26 September 2021
Diplomatic fiasco at the CELAC Summit
States with a professional foreign service know that it is never wise to announce a foreign policy initiative whose chances of failure are far greater than those of success. In Bolivia, the opposite happens, both during the Government of Evo Morales and in the current one of Luis Arce, both enthusiastically embarked on all the ships with the possibility of sinking. It seems that it has become a custom of the foreign policy of the Movement Towards Socialism (MAS) to go for wool and get shorn.
It began with the failed maritime strategy designed by the Government of Evo Morales, to present a claim against Chile before the International Court of Justice (ICJ), under the strange premise that they would achieve a Judgment at The Hague that would force Chile to negotiate a sovereign outlet to the Pacific Ocean by virtue of unilateral commitments that Chile would have historically and unilaterally contracted with Bolivia.
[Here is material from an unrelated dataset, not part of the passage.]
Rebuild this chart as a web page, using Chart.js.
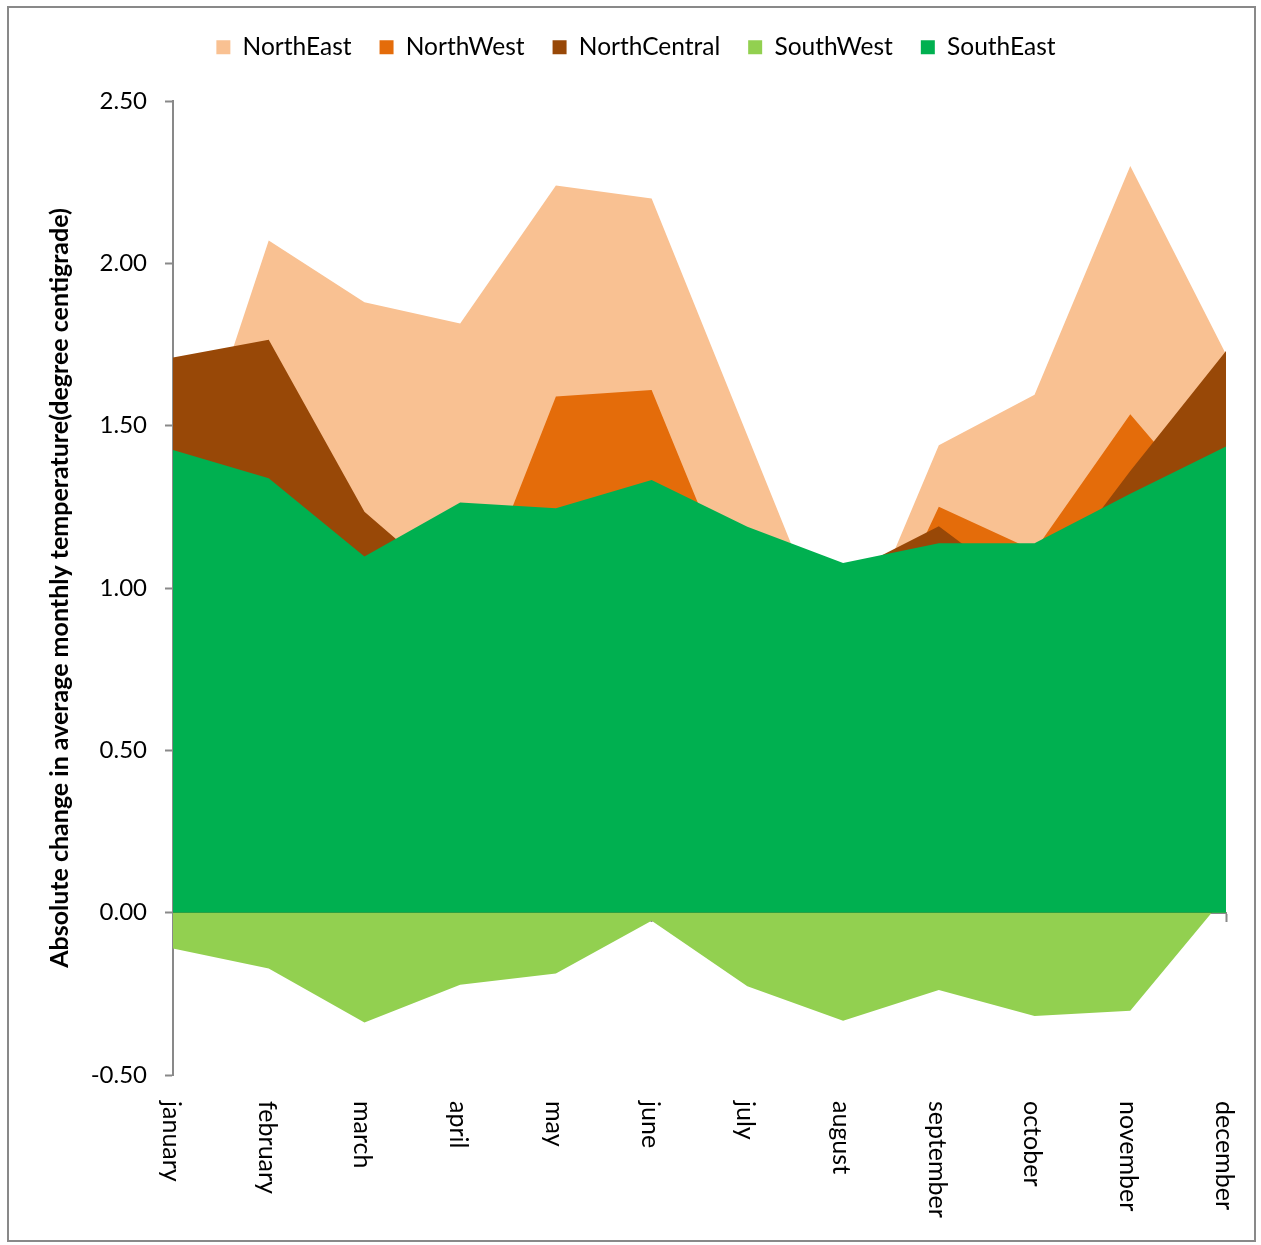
<!DOCTYPE html>
<html>
<head>
<meta charset="utf-8">
<style>
  html, body { margin: 0; padding: 0; background: #fff; }
  #wrap { width: 1261px; height: 1245px; }
</style>
<script src="https://cdn.jsdelivr.net/npm/chart.js@4.4.1/dist/chart.umd.min.js"></script>
</head>
<body>
<div id="wrap"><canvas id="chart" width="1261" height="1245"></canvas></div>
<script>
// Months along the horizontal axis
const months = ['january', 'february', 'march', 'april', 'may', 'june',
                'july', 'august', 'september', 'october', 'november', 'december'];

// Absolute change in average monthly temperature per region (°C)
const northEast    = [1.18, 2.07, 1.88, 1.815, 2.24, 2.20, 1.47, 0.74, 1.44, 1.595, 2.30, 1.72];
const northWest    = [1.20, 1.15, 1.00, 0.84, 1.59, 1.61, 0.89, 0.62, 1.25, 1.115, 1.535, 1.19];
const northCentral = [1.71, 1.765, 1.235, 0.98, 1.05, 1.10, 1.00, 1.04, 1.19, 0.97, 1.36, 1.73];
const southWest    = [-0.11, -0.172, -0.338, -0.222, -0.187, -0.025, -0.227, -0.333, -0.238, -0.318, -0.302, 0.053];
const southEast    = [1.425, 1.338, 1.097, 1.263, 1.246, 1.333, 1.189, 1.077, 1.138, 1.138, 1.29, 1.436];

// Region names and fill colours
const regionNames  = ['NorthEast', 'NorthWest', 'NorthCentral', 'SouthWest', 'SouthEast'];
const regionColors = ['#F9C192', '#E46C0A', '#984807', '#92D050', '#00B050'];

// Value axis range
const yMin = -0.5, yMax = 2.5, yStep = 0.5;

const axisGray = '#898989';
const fontFamily = 'Lato, "Open Sans", sans-serif';
Chart.defaults.font.family = fontFamily;
Chart.defaults.font.size = 24;
Chart.defaults.color = '#000';

const seriesValues = [northEast, northWest, northCentral, southWest, southEast];

// Later regions are painted over earlier ones (higher order = drawn first)
const datasets = regionNames.map((name, i) => ({
  label: name,
  data: seriesValues[i],
  backgroundColor: regionColors[i],
  borderColor: regionColors[i],
  borderWidth: 0,
  pointRadius: 0,
  pointHoverRadius: 0,
  tension: 0,
  fill: 'origin',
  order: regionNames.length - i
}));

// Page frame drawn around the whole figure
const framePlugin = {
  id: 'frame',
  beforeDraw(chart) {
    const ctx = chart.ctx;
    ctx.save();
    ctx.fillStyle = '#fff';
    ctx.fillRect(0, 0, chart.width, chart.height);
    ctx.strokeStyle = axisGray;
    ctx.lineWidth = 2;
    ctx.strokeRect(8, 7, 1247, 1234);
    ctx.restore();
  }
};

// Extra room between legend and plot; legend centred on the frame
const legendSpacing = {
  id: 'legendSpacing',
  beforeInit(chart) {
    const fit = chart.legend.fit;
    chart.legend.fit = function () {
      fit.bind(chart.legend)();
      this.height += 31.5;
    };
  },
  afterLayout(chart) {
    chart.legend.left += 23;
    chart.legend.right += 23;
  }
};

// Month names written downward below the plot
const monthLabels = {
  id: 'monthLabels',
  afterDraw(chart) {
    const xs = chart.scales.x;
    const ctx = chart.ctx;
    ctx.save();
    ctx.font = '25px ' + fontFamily;
    ctx.fillStyle = '#000';
    ctx.textAlign = 'left';
    ctx.textBaseline = 'middle';
    months.forEach((m, i) => {
      ctx.save();
      ctx.translate(xs.getPixelForValue(i) - 2, chart.chartArea.bottom + 26);
      ctx.rotate(Math.PI / 2);
      ctx.fillText(m, 0, 0);
      ctx.restore();
    });
    ctx.restore();
  }
};

new Chart(document.getElementById('chart'), {
  type: 'line',
  data: { labels: months, datasets },
  plugins: [framePlugin, legendSpacing, monthLabels],
  options: {
    responsive: false,
    animation: false,
    devicePixelRatio: 1,
    layout: { padding: { top: 7, left: 0, right: 35, bottom: 170 } },
    plugins: {
      tooltip: { enabled: false },
      legend: {
        position: 'top',
        labels: {
          boxWidth: 14,
          boxHeight: 14,
          padding: 28,
          color: '#000',
          font: { size: 24.5 },
          sort: (a, b) => a.datasetIndex - b.datasetIndex
        }
      }
    },
    scales: {
      x: {
        type: 'category',
        position: { y: 0 },
        offset: false,
        ticks: { display: false },
        grid: { drawOnChartArea: false, drawTicks: true, tickLength: 8, tickColor: axisGray, tickWidth: 2 },
        border: { display: true, color: axisGray, width: 2 }
      },
      y: {
        min: yMin,
        max: yMax,
        ticks: {
          stepSize: yStep,
          padding: 18,
          color: '#000',
          font: { size: 24 },
          callback: v => v.toFixed(2)
        },
        grid: { drawOnChartArea: false, drawTicks: true, tickLength: 8, tickColor: axisGray, tickWidth: 2 },
        border: { display: true, color: axisGray, width: 2 },
        title: {
          display: true,
          text: 'Absolute change in average monthly temperature(degree centigrade)',
          color: '#000',
          font: { size: 25, weight: 'bold' },
          padding: { top: 45, bottom: 0 }
        },
        afterFit(scale) { scale.width = 173; }
      }
    }
  }
});
</script>
</body>
</html>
This maneuver, similar to buying a lottery ticket or betting on roulette, was publicized urbi et orbi (to the city and the world) and they thought that its success would secure Evo Morales into power until the end of time. The result was that Evo Morales will go down in history as the gravedigger of the maritime issue.
This tendency to disgrace the foreign policy continues with the current Government. They announce a series of international actions and all they obtain are embarrassing setbacks. They mount a political and media show to announce the presentation of the report of the Interdisciplinary Group of Independent Experts (GIEI) regarding the events of violence that occurred in Bolivia between September and December 2019, until they find the unpleasant surprise that among the findings of the GIEI, there are also serious human rights violations attributable to Evo Morales and a recommendation that responsibilities should be established in all acts of violence that occurred during the last two governments. As if that was not enough, the GIEI adds that the Bolivian judicial system is not in a position to provide the minimum guarantees for a fair trial, of impartiality and of due process, due to structural problems and in particular of its consolidation and that “it verified its lack of independence from the Public Ministry, the abuse of preventive detention and its use for the purposes of political persecution.” For this reason, the silence and oblivion in which the GIEI’s recommendations have been confined is not surprising.
These failures would have led any sensible government to reflection, not the Bolivian one. A few weeks ago they invented another international strategy for domestic policy purposes: to go to the Permanent Council (PC) of the Organization of American States (OAS) to denounce the Secretary-General of the OAS, Luis Almagro, and the Secretariat for Strengthening Democracy (SSD) due to a public statement confirming that the Government of Evo Morales committed serious malicious manipulations in the presidential elections of October 2019, at all stages of the process. The failed attempt to attack the OAS was counterproductive for the Bolivian delegation made up of the Ministers of Justice and Foreign Affairs. Except for the support of Argentina, Mexico, and the Nicaraguan dictatorship, the rest of the countries praised the OAS Electoral Observation Missions (EOMs) for the excellent role they play in the region in defense of democracy. As if that was not enough, Francisco Guerrero, Secretary of the SSD, recited the rosary of malicious manipulations committed throughout that election, each of them verified and documented by the electoral forensic experts who went to Bolivia to carry out the binding audit of the OAS and solidly dismissed the little or no value of the report by the lonely professor at the University of Salamanca and two of his students, who for some time made the wise decision to disappear from the map.
Finally, as it seems that the current authorities do not learn by the experience of their continuous disasters and that, to add insult to injury, they lack career diplomats since at the beginning of their government they decimated the Diplomatic Career, they dedicated themselves to announce to everyone that at the Summit of the Community of Latin American and Caribbean States (CELAC) in Mexico, they would present a joint initiative with Cuba, Venezuela, Nicaragua, and Mexico, to replace the OAS with another organization and thus end Luis Almagro. As expected, they were again ridiculed and none of that happened. Rather, the OAS came out strengthened in the face of an incoherent organization such as the CELAC, which claims to be a defender of democracy and invites the dictatorships of Diaz Canel, Ortega, and Maduro to its Summit and the candidate to be admitted to that club, Evo Morales’ scribe, Luis Arce.
These constant failures damage the country’s already precarious image and its ability to act in good faith in its relations with the world.